- [What you have to do]
Below are entries. Copy exactly the lines running from the line that holds "Clone this chart in Plotly.js." to the line that holds "const W = 1254, H = 812;", with both ends included.
※
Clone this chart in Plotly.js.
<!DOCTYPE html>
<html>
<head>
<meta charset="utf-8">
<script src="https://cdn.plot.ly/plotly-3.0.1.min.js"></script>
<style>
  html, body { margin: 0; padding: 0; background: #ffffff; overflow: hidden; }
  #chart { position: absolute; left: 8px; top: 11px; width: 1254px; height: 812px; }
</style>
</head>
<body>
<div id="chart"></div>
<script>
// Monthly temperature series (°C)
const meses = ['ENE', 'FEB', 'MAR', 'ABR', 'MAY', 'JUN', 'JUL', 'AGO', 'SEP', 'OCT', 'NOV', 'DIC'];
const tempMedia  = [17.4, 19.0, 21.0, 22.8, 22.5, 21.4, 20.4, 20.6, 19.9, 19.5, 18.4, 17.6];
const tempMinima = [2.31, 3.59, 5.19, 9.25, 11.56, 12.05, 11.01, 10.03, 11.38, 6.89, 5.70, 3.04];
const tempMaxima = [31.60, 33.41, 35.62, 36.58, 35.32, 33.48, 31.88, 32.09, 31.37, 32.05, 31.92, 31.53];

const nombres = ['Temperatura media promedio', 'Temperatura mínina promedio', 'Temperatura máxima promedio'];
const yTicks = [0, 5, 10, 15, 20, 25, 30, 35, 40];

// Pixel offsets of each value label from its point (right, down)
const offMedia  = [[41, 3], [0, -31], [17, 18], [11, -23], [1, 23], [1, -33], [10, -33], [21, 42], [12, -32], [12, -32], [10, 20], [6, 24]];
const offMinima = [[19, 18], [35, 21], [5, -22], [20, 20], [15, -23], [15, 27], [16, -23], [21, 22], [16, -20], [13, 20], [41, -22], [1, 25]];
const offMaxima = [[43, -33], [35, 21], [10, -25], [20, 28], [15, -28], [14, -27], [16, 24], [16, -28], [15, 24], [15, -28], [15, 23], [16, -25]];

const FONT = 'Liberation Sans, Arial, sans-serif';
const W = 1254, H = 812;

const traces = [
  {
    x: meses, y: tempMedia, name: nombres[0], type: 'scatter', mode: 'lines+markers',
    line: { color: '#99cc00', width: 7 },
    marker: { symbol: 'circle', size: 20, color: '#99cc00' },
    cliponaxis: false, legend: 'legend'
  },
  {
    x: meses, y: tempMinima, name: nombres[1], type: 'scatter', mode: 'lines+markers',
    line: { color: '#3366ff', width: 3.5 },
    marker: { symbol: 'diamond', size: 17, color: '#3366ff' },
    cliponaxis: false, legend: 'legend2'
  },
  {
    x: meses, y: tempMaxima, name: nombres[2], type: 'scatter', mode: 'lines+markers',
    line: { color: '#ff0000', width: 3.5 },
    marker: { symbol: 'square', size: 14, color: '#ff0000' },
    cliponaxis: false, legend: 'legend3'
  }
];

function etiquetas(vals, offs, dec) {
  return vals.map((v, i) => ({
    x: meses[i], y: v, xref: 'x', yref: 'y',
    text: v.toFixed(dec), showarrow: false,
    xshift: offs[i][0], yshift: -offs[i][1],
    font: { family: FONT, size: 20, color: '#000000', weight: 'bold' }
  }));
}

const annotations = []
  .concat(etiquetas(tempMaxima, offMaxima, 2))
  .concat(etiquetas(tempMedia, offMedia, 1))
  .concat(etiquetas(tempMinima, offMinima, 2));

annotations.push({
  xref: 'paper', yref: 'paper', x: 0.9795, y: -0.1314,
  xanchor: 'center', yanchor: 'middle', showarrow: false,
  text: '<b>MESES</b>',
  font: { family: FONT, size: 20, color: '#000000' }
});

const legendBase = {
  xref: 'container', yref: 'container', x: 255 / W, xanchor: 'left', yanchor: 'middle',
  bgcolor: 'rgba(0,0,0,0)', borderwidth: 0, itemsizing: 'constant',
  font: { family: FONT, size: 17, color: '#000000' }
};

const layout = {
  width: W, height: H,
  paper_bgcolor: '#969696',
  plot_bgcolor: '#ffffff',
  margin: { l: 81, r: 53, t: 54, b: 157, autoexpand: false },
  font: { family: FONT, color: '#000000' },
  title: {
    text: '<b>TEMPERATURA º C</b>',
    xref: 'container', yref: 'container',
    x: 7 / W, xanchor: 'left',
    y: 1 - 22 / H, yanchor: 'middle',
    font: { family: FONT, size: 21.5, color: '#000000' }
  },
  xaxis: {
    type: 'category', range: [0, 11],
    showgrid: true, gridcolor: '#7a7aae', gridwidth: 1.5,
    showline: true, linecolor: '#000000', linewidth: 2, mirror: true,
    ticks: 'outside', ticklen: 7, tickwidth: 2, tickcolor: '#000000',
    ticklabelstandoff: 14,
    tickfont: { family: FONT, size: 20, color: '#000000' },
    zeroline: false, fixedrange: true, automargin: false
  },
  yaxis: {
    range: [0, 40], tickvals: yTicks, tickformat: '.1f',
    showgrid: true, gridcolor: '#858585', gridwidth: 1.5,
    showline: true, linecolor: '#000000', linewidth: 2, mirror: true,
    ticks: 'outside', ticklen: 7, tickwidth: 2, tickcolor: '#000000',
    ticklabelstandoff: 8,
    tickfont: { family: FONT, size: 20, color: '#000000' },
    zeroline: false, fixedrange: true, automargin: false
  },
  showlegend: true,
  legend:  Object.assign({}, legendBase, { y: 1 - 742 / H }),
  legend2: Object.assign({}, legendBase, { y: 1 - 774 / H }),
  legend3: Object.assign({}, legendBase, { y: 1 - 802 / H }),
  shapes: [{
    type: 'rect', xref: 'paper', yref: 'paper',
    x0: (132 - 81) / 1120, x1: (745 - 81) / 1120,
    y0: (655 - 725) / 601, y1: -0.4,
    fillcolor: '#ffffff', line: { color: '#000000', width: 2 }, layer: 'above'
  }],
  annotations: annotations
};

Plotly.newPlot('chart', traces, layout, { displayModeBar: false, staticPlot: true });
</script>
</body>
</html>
※
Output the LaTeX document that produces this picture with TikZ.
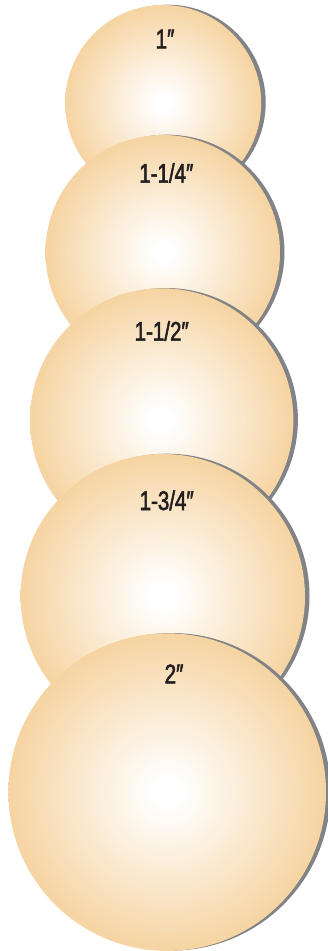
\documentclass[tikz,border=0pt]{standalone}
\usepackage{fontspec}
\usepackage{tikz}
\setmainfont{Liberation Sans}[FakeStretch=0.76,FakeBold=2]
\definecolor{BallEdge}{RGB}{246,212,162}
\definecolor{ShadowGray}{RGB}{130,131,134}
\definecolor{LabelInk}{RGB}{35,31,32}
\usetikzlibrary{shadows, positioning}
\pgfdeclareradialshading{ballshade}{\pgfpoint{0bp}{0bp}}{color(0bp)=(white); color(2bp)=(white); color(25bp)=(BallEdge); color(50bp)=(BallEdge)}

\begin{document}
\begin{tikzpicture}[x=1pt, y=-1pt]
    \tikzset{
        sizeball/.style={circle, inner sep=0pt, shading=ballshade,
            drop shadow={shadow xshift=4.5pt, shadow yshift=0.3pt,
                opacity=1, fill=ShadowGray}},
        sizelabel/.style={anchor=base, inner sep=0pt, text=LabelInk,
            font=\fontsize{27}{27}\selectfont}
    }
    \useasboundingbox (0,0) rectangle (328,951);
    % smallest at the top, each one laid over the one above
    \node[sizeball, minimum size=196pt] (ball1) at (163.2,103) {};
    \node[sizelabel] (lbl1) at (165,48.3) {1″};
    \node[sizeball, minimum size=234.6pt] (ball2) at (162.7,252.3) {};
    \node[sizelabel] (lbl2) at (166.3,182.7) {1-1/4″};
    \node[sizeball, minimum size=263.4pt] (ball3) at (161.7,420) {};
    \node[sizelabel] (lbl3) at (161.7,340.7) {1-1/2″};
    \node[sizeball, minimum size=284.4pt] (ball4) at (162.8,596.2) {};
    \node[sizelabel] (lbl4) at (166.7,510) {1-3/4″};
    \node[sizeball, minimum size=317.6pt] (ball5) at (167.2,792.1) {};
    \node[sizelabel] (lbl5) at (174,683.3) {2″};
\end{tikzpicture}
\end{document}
※
- [Solution for this task]
Clone this chart in Plotly.js.
<!DOCTYPE html>
<html>
<head>
<meta charset="utf-8">
<script src="https://cdn.plot.ly/plotly-3.0.1.min.js"></script>
<style>
  html, body { margin: 0; padding: 0; background: #ffffff; overflow: hidden; }
  #chart { position: absolute; left: 8px; top: 11px; width: 1254px; height: 812px; }
</style>
</head>
<body>
<div id="chart"></div>
<script>
// Monthly temperature series (°C)
const meses = ['ENE', 'FEB', 'MAR', 'ABR', 'MAY', 'JUN', 'JUL', 'AGO', 'SEP', 'OCT', 'NOV', 'DIC'];
const tempMedia  = [17.4, 19.0, 21.0, 22.8, 22.5, 21.4, 20.4, 20.6, 19.9, 19.5, 18.4, 17.6];
const tempMinima = [2.31, 3.59, 5.19, 9.25, 11.56, 12.05, 11.01, 10.03, 11.38, 6.89, 5.70, 3.04];
const tempMaxima = [31.60, 33.41, 35.62, 36.58, 35.32, 33.48, 31.88, 32.09, 31.37, 32.05, 31.92, 31.53];

const nombres = ['Temperatura media promedio', 'Temperatura mínina promedio', 'Temperatura máxima promedio'];
const yTicks = [0, 5, 10, 15, 20, 25, 30, 35, 40];

// Pixel offsets of each value label from its point (right, down)
const offMedia  = [[41, 3], [0, -31], [17, 18], [11, -23], [1, 23], [1, -33], [10, -33], [21, 42], [12, -32], [12, -32], [10, 20], [6, 24]];
const offMinima = [[19, 18], [35, 21], [5, -22], [20, 20], [15, -23], [15, 27], [16, -23], [21, 22], [16, -20], [13, 20], [41, -22], [1, 25]];
const offMaxima = [[43, -33], [35, 21], [10, -25], [20, 28], [15, -28], [14, -27], [16, 24], [16, -28], [15, 24], [15, -28], [15, 23], [16, -25]];

const FONT = 'Liberation Sans, Arial, sans-serif';
const W = 1254, H = 812;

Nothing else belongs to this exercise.